-- What is being asked --
Quote the data exactly, first line to the line containing "import plotly.graph_objects as go", with no pictures.

-- Dataset section --
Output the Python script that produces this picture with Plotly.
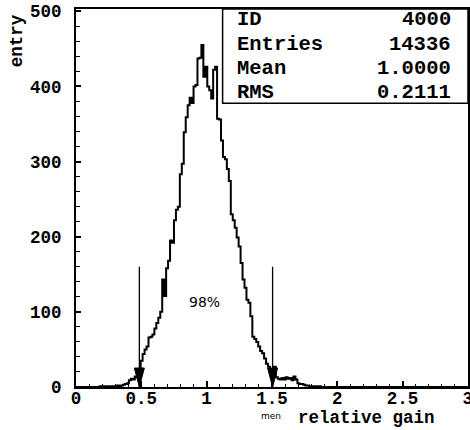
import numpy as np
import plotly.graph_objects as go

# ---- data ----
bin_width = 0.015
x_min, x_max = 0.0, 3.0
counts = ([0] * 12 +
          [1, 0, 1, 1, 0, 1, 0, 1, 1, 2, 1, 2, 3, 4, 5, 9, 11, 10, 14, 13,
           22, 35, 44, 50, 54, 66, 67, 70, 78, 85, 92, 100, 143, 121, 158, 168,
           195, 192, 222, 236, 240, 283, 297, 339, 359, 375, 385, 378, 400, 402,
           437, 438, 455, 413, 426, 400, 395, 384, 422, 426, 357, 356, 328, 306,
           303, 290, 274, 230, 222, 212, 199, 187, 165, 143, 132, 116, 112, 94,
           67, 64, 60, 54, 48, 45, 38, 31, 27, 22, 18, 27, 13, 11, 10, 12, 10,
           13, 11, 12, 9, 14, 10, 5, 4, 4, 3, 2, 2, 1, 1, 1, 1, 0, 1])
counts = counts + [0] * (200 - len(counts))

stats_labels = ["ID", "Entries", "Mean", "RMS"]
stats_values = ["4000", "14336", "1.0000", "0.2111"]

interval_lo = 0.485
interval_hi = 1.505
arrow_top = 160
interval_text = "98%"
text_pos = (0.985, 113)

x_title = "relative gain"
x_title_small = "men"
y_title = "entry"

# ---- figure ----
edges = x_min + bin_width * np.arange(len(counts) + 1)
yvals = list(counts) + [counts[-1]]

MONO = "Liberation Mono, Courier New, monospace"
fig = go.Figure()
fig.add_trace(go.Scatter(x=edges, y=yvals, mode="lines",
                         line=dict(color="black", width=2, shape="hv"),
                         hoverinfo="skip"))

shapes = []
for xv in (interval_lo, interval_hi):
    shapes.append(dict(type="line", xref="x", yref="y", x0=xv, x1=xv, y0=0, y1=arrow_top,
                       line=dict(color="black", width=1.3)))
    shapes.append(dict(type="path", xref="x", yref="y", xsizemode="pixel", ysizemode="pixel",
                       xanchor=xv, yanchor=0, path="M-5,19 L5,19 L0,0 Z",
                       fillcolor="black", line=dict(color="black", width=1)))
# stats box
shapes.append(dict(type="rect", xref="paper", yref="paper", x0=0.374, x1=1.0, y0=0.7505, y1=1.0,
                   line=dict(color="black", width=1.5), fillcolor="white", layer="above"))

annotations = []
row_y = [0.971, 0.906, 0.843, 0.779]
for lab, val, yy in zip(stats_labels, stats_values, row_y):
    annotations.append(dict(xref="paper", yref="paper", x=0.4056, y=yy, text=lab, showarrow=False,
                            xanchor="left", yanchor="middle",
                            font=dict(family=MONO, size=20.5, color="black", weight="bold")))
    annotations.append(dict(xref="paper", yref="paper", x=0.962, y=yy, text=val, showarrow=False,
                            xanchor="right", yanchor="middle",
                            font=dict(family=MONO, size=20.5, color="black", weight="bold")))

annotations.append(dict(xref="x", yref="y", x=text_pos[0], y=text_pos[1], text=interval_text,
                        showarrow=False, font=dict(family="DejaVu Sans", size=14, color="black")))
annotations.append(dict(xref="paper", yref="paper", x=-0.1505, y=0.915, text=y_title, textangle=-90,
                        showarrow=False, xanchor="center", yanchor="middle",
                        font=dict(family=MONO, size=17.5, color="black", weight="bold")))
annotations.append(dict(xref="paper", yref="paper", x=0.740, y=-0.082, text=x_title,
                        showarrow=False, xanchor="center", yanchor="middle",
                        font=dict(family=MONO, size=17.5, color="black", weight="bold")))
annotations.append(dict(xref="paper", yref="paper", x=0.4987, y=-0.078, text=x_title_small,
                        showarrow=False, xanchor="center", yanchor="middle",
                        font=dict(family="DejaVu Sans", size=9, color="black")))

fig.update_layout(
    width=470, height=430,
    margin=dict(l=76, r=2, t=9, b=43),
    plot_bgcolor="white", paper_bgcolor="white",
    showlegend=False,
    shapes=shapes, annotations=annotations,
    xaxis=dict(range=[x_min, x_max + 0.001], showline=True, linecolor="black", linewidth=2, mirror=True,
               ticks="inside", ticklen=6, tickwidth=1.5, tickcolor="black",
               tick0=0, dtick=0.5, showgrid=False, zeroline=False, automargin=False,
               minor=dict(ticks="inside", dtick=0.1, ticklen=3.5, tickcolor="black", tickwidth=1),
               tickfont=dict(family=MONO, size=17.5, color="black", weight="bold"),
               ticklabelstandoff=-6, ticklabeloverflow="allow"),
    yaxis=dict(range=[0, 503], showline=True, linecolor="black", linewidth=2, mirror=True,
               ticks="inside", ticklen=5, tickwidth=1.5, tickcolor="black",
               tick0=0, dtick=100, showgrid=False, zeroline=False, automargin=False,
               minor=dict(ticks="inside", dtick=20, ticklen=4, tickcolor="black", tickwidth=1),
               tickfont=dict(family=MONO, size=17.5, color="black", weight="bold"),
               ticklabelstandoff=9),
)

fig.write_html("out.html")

-- Written response --
Output the Python script that produces this picture with Plotly.
import numpy as np
import plotly.graph_objects as go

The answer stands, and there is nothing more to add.